Single word recognition FAIL

jacklicn / tesseract-ocr

Automatically exported from code.google.com/p/tesseract-ocr

Other

0 stars 0 forks source link

Single word recognition FAIL #519

Closed GoogleCodeExporter closed 9 years ago

GoogleCodeExporter commented 9 years ago

What steps will reproduce the problem?
1. a picture with one single word
2. tesseract ocr will parse nothing from that picture

Original issue reported on code.google.com by Christia...@googlemail.com on 15 Jul 2011 at 1:24

GoogleCodeExporter commented 9 years ago

please provide example.

Original comment by zde...@gmail.com on 15 Jul 2011 at 8:08

GoogleCodeExporter commented 9 years ago

I've attached the *.bmp file. Pictured is the German word "Ist". Tesseract OCR 
with language set to "deu" will not recognize the word.

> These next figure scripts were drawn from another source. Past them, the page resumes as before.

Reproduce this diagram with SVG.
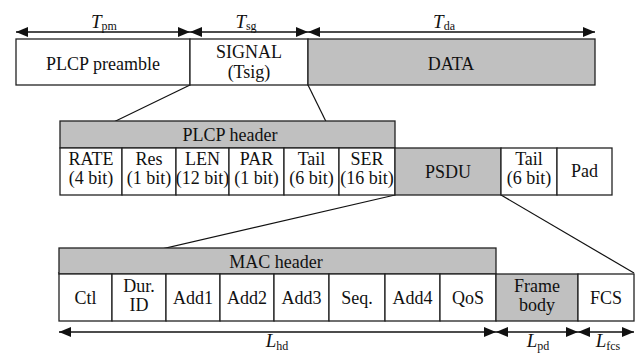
<svg xmlns="http://www.w3.org/2000/svg" width="636" height="354" viewBox="0 0 636 354">
<defs>
<style>
.b{fill:#fff;stroke:#222;stroke-width:1.3}
.g{fill:#c0c0c0;stroke:#222;stroke-width:1.3}
.t{font-family:"Liberation Serif","Times New Roman",serif;font-size:18px;fill:#111;text-anchor:middle}
.l{font-family:"Liberation Serif","Times New Roman",serif;font-size:19px;font-style:italic;fill:#111;text-anchor:middle}
.s{font-size:12px;font-style:normal}
.c{stroke:#111;stroke-width:1.2;fill:none}
.a{stroke:#111;stroke-width:1.5;fill:none;marker-start:url(#ah);marker-end:url(#ah)}
</style>
<marker id="ah" viewBox="0 0 12 10" refX="12" refY="5" markerWidth="12" markerHeight="10" markerUnits="userSpaceOnUse" orient="auto-start-reverse">
<path d="M0,0 L12,5 L0,10 Z" fill="#111"/>
</marker>
</defs>

<g id="connectors">
<line class="c" x1="190" y1="85" x2="60" y2="148"/>
<line class="c" x1="308" y1="85" x2="339" y2="148"/>
<line class="c" x1="395" y1="195" x2="58" y2="273"/>
<line class="c" x1="501" y1="195" x2="634" y2="273"/>
<line class="a" x1="16" y1="32" x2="190" y2="32"/>
<line class="a" x1="190" y1="32" x2="308" y2="32"/>
<line class="a" x1="308" y1="32" x2="595" y2="32"/>
<line class="a" x1="59" y1="332" x2="496" y2="332"/>
<line class="a" x1="496" y1="332" x2="578" y2="332"/>
<line class="a" x1="578" y1="332" x2="634" y2="332"/>
</g>

<g id="labels">
<text class="l" x="104" y="28">T<tspan class="s" dy="2">pm</tspan></text>
<text class="l" x="246" y="28">T<tspan class="s" dy="2">sg</tspan></text>
<text class="l" x="444" y="28">T<tspan class="s" dy="2">da</tspan></text>
<text class="l" x="277" y="347">L<tspan class="s" dy="3">hd</tspan></text>
<text class="l" x="538" y="347">L<tspan class="s" dy="3">pd</tspan></text>
<text class="l" x="608" y="347">L<tspan class="s" dy="3">fcs</tspan></text>
</g>

<g id="preamble"><rect class="b" x="16" y="39" width="174" height="46"/><text class="t" x="103" y="70">PLCP preamble</text></g>
<g id="signal"><rect class="b" x="190" y="39" width="118" height="46"/><text class="t" x="249" y="58">SIGNAL</text><text class="t" x="249" y="78">(Tsig)</text></g>
<g id="data"><rect class="g" x="308" y="39" width="287" height="46"/><text class="t" x="451" y="70">DATA</text></g>

<g id="plcp-header"><rect class="g" x="60" y="121" width="335" height="27"/><text class="t" x="230" y="141">PLCP header</text></g>
<g id="rate"><rect class="b" x="60" y="148" width="62" height="47"/><text class="t" x="91" y="165">RATE</text><text class="t" x="91" y="184">(4 bit)</text></g>
<g id="res"><rect class="b" x="122" y="148" width="54" height="47"/><text class="t" x="149" y="165">Res</text><text class="t" x="149" y="184">(1 bit)</text></g>
<g id="len"><rect class="b" x="176" y="148" width="53" height="47"/><text class="t" x="202.5" y="165">LEN</text><text class="t" x="202.5" y="184">(12 bit)</text></g>
<g id="par"><rect class="b" x="229" y="148" width="55" height="47"/><text class="t" x="256.5" y="165">PAR</text><text class="t" x="256.5" y="184">(1 bit)</text></g>
<g id="tail1"><rect class="b" x="284" y="148" width="55" height="47"/><text class="t" x="311.5" y="165">Tail</text><text class="t" x="311.5" y="184">(6 bit)</text></g>
<g id="ser"><rect class="b" x="339" y="148" width="56" height="47"/><text class="t" x="367" y="165">SER</text><text class="t" x="367" y="184">(16 bit)</text></g>
<g id="psdu"><rect class="g" x="395" y="148" width="106" height="47"/><text class="t" x="448" y="178">PSDU</text></g>
<g id="tail2"><rect class="b" x="501" y="148" width="56" height="47"/><text class="t" x="529" y="165">Tail</text><text class="t" x="529" y="184">(6 bit)</text></g>
<g id="pad"><rect class="b" x="557" y="148" width="55" height="47"/><text class="t" x="584.5" y="177">Pad</text></g>

<g id="mac-header"><rect class="g" x="59" y="248" width="437" height="26"/><text class="t" x="276" y="268">MAC header</text></g>
<g id="ctl"><rect class="b" x="59" y="274" width="53" height="47"/><text class="t" x="85.5" y="304">Ctl</text></g>
<g id="dur"><rect class="b" x="112" y="274" width="54" height="47"/><text class="t" x="139" y="292">Dur.</text><text class="t" x="139" y="311">ID</text></g>
<g id="add1"><rect class="b" x="166" y="274" width="54" height="47"/><text class="t" x="193" y="304">Add1</text></g>
<g id="add2"><rect class="b" x="220" y="274" width="54" height="47"/><text class="t" x="247" y="304">Add2</text></g>
<g id="add3"><rect class="b" x="274" y="274" width="55" height="47"/><text class="t" x="301.5" y="304">Add3</text></g>
<g id="seq"><rect class="b" x="329" y="274" width="56" height="47"/><text class="t" x="357" y="304">Seq.</text></g>
<g id="add4"><rect class="b" x="385" y="274" width="55" height="47"/><text class="t" x="412.5" y="304">Add4</text></g>
<g id="qos"><rect class="b" x="440" y="274" width="56" height="47"/><text class="t" x="468" y="304">QoS</text></g>
<g id="frame-body"><rect class="g" x="496" y="274" width="82" height="47"/><text class="t" x="537" y="292">Frame</text><text class="t" x="537" y="311">body</text></g>
<g id="fcs"><rect class="b" x="578" y="274" width="56" height="47"/><text class="t" x="606" y="304">FCS</text></g>
</svg>
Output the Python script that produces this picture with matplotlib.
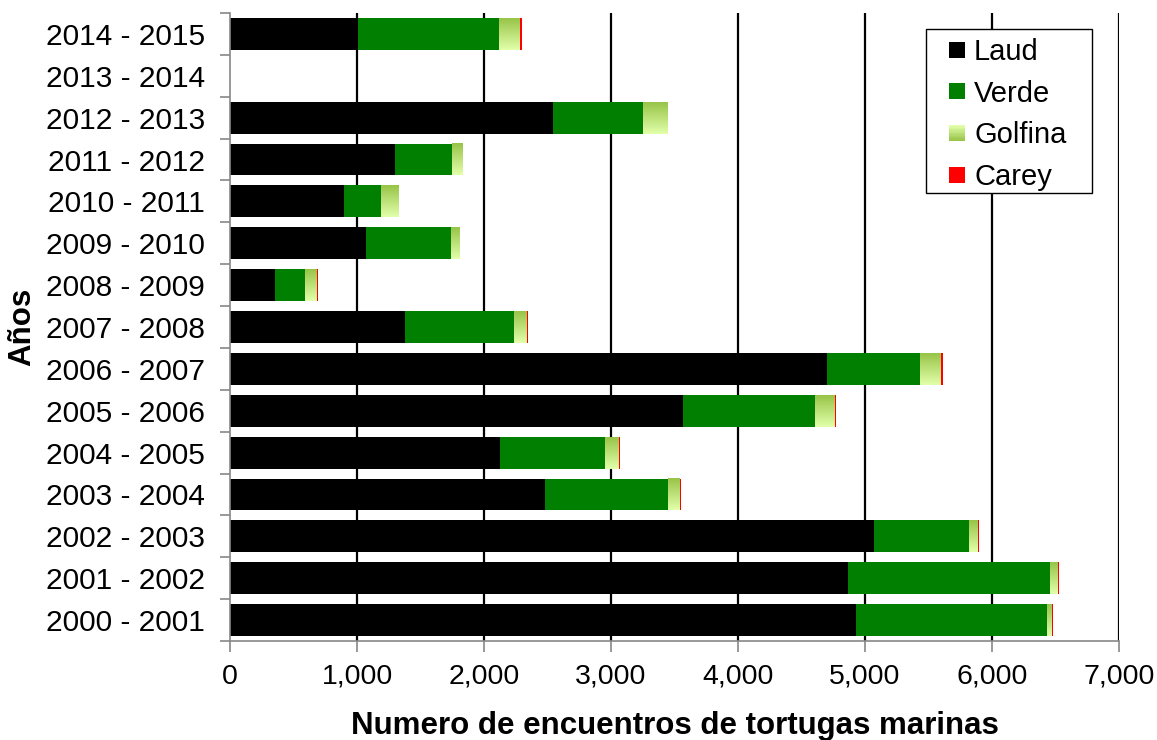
import matplotlib
matplotlib.use("Agg")
import matplotlib.pyplot as plt
from matplotlib.patches import Rectangle
from matplotlib.legend_handler import HandlerBase
from matplotlib.ticker import FuncFormatter
import numpy as np

plt.rcParams['font.family'] = ['Liberation Sans', 'DejaVu Sans']

# Nesting seasons, bottom to top
seasons = ["2000 - 2001", "2001 - 2002", "2002 - 2003", "2003 - 2004", "2004 - 2005",
           "2005 - 2006", "2006 - 2007", "2007 - 2008", "2008 - 2009", "2009 - 2010",
           "2010 - 2011", "2011 - 2012", "2012 - 2013", "2013 - 2014", "2014 - 2015"]
laud    = [4932, 4869, 5071, 2480, 2126, 3567, 4701, 1378, 354, 1071, 898, 1299, 2543, 0, 1008]
verde   = [1501, 1590, 748, 969, 827, 1039, 732, 858, 237, 669, 291, 449, 709, 0, 1110]
golfina = [36, 61, 67, 94, 110, 150, 165, 95, 94, 63, 134, 79, 189, 0, 165]
carey   = [11, 10, 12, 8, 8, 16, 16, 15, 8, 8, 8, 8, 8, 0, 17]
x_ticks = [0, 1000, 2000, 3000, 4000, 5000, 6000, 7000]

c_laud = "#000000"
c_verde = "#007f00"
c_carey = "#ff0000"
g_top = np.array([226, 255, 170]) / 255
g_bot = np.array([152, 196, 72]) / 255

W, H = 1157, 740
fig = plt.figure(figsize=(W / 100, H / 100), dpi=100)
ax = fig.add_axes([230 / W, 1 - 641 / H, 889 / W, 628 / H])

y = np.arange(len(seasons))
h = 0.76
laud_a = np.array(laud, float)
verde_a = np.array(verde, float)
golf_a = np.array(golfina, float)
carey_a = np.array(carey, float)

for v in x_ticks[1:]:
    ax.axvline(v, color="black", lw=1.6, zorder=0)

ax.barh(y, laud_a, height=h, color=c_laud, zorder=2)
ax.barh(y, verde_a, left=laud_a, height=h, color=c_verde, zorder=2)
golf_bars = ax.barh(y, golf_a, left=laud_a + verde_a, height=h, color="none", zorder=2)
ax.barh(y, carey_a, left=laud_a + verde_a + golf_a, height=h, color=c_carey, zorder=2)

# vertical gradient fill for the Golfina segments
grad = np.linspace(0, 1, 64)[:, None, None]
grad_img = g_top[None, None, :] * (1 - grad) + g_bot[None, None, :] * grad
for bar in golf_bars:
    if bar.get_width() <= 0:
        continue
    x0, y0 = bar.get_x(), bar.get_y()
    ax.imshow(grad_img, extent=(x0, x0 + bar.get_width(), y0 + bar.get_height(), y0),
              aspect="auto", zorder=2, interpolation="bilinear")

ax.set_xlim(0, 7000)
ax.set_ylim(-0.5, len(seasons) - 0.5)
ax.set_aspect("auto")

ax.set_xticks(x_ticks)
ax.xaxis.set_major_formatter(FuncFormatter(lambda v, p: f"{int(v):,}"))
ax.set_yticks(y)
ax.set_yticklabels(seasons)
ax.set_yticks(np.arange(-0.5, len(seasons)), minor=True)

ax.tick_params(axis="y", which="major", length=0, labelsize=21.5, pad=18)
ax.tick_params(axis="y", which="minor", length=7, color="#888888", width=1.2)
ax.tick_params(axis="x", length=8, color="#888888", width=1.2, labelsize=20.5, pad=8.5)

for s in ["top", "right"]:
    ax.spines[s].set_visible(False)
for s in ["left", "bottom"]:
    ax.spines[s].set_color("#888888")
    ax.spines[s].set_linewidth(1.2)

ax.set_xlabel("Numero de encuentros de tortugas marinas", fontsize=22.5,
              fontweight="bold", labelpad=15)
ax.set_ylabel("Años", fontsize=22.5, fontweight="bold", labelpad=6)


class SquareHandler(HandlerBase):
    """Small square key; the Golfina key gets the same vertical gradient."""

    def __init__(self, color=None, gradient=False, size=11.5):
        super().__init__()
        self.color = color
        self.gradient = gradient
        self.size = size

    def create_artists(self, legend, orig_handle, xdescent, ydescent, width, height,
                       fontsize, trans):
        s = self.size
        x0 = -xdescent + width - s
        yc = -ydescent + height / 2
        if not self.gradient:
            return [Rectangle((x0, yc - s / 2), s, s, facecolor=self.color,
                              edgecolor="none", transform=trans)]
        n = 12
        out = []
        for i in range(n):
            t = i / (n - 1)
            col = g_top * (1 - t) + g_bot * t
            out.append(Rectangle((x0, yc + s / 2 - s * (i + 1) / n), s, s / n,
                                 facecolor=col, edgecolor="none", transform=trans))
        return out


handles = [Rectangle((0, 0), 1, 1, color=c) for c in (c_laud, c_verde, "#c0e080", c_carey)]
hmap = {handles[0]: SquareHandler(c_laud), handles[1]: SquareHandler(c_verde),
        handles[2]: SquareHandler(gradient=True), handles[3]: SquareHandler(c_carey)}

# legend frame drawn separately so the box can be wider than the entries
frame = Rectangle((926 / W, 1 - 193 / H), (1092 - 926) / W, (193 - 29) / H,
                  transform=fig.transFigure, facecolor="white", edgecolor="black",
                  lw=1.0, zorder=4)
fig.add_artist(frame)

leg = fig.legend(handles, ["Laud", "Verde", "Golfina", "Carey"], handler_map=hmap,
                 loc="upper left", bbox_to_anchor=(939 / W, 1 - 38 / H),
                 fontsize=21, handlelength=0.9, handleheight=0.6, handletextpad=0.3,
                 labelspacing=0.47, borderpad=0, borderaxespad=0, frameon=False)
leg.set_zorder(5)

fig.savefig("out.png", dpi=100)
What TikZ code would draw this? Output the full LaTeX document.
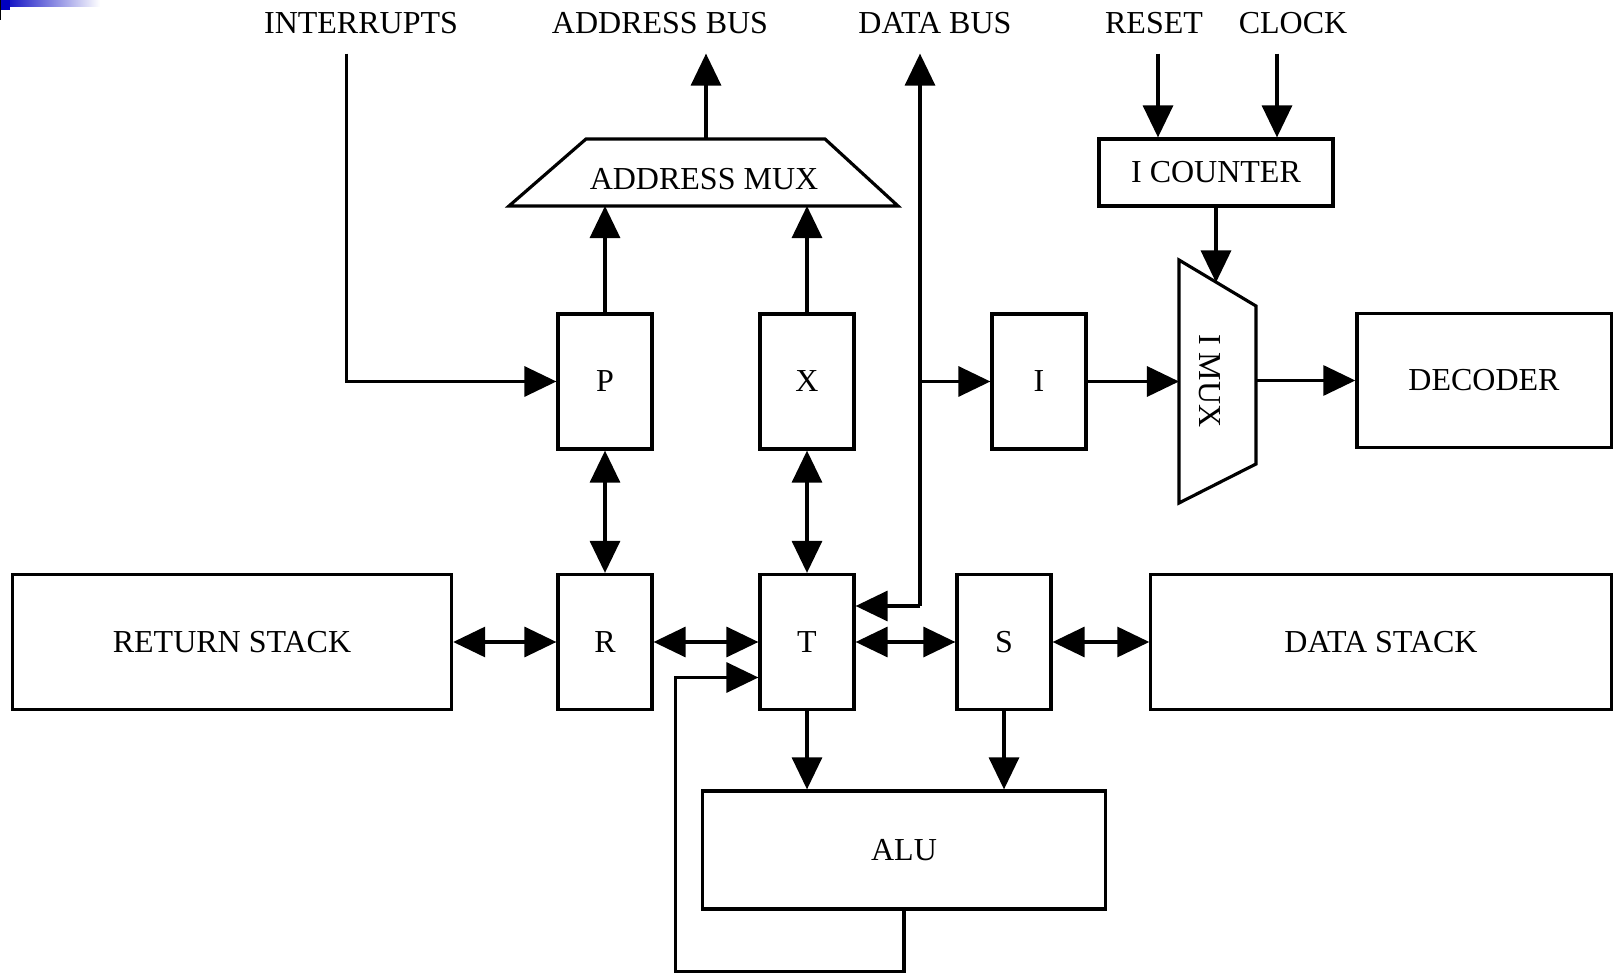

Original comment by Christia...@googlemail.com on 19 Jul 2011 at 9:01

Attachments:

ocr_fail_deu.bmp

GoogleCodeExporter commented 9 years ago

I've experienced this too. In my case, I use a different algorithm to cut the 
words out of an image that's more complex than what Tesseract can handle, and 
it seems to help recognition if you have multiple words of roughly the same 
font on an image. Large fonts and small fonts on the same image also seems to 
lower recognition.

Original comment by joakim.a...@gmail.com on 14 Nov 2011 at 9:08

GoogleCodeExporter commented 9 years ago

tesseract 3.01 version handle it correctly:
tesseract ocr_fail_deu.bmp ocr_fail_deu.bmp -l deu -psm 8

Original comment by zde...@gmail.com on 14 Nov 2011 at 3:57

Changed state: WorksForMe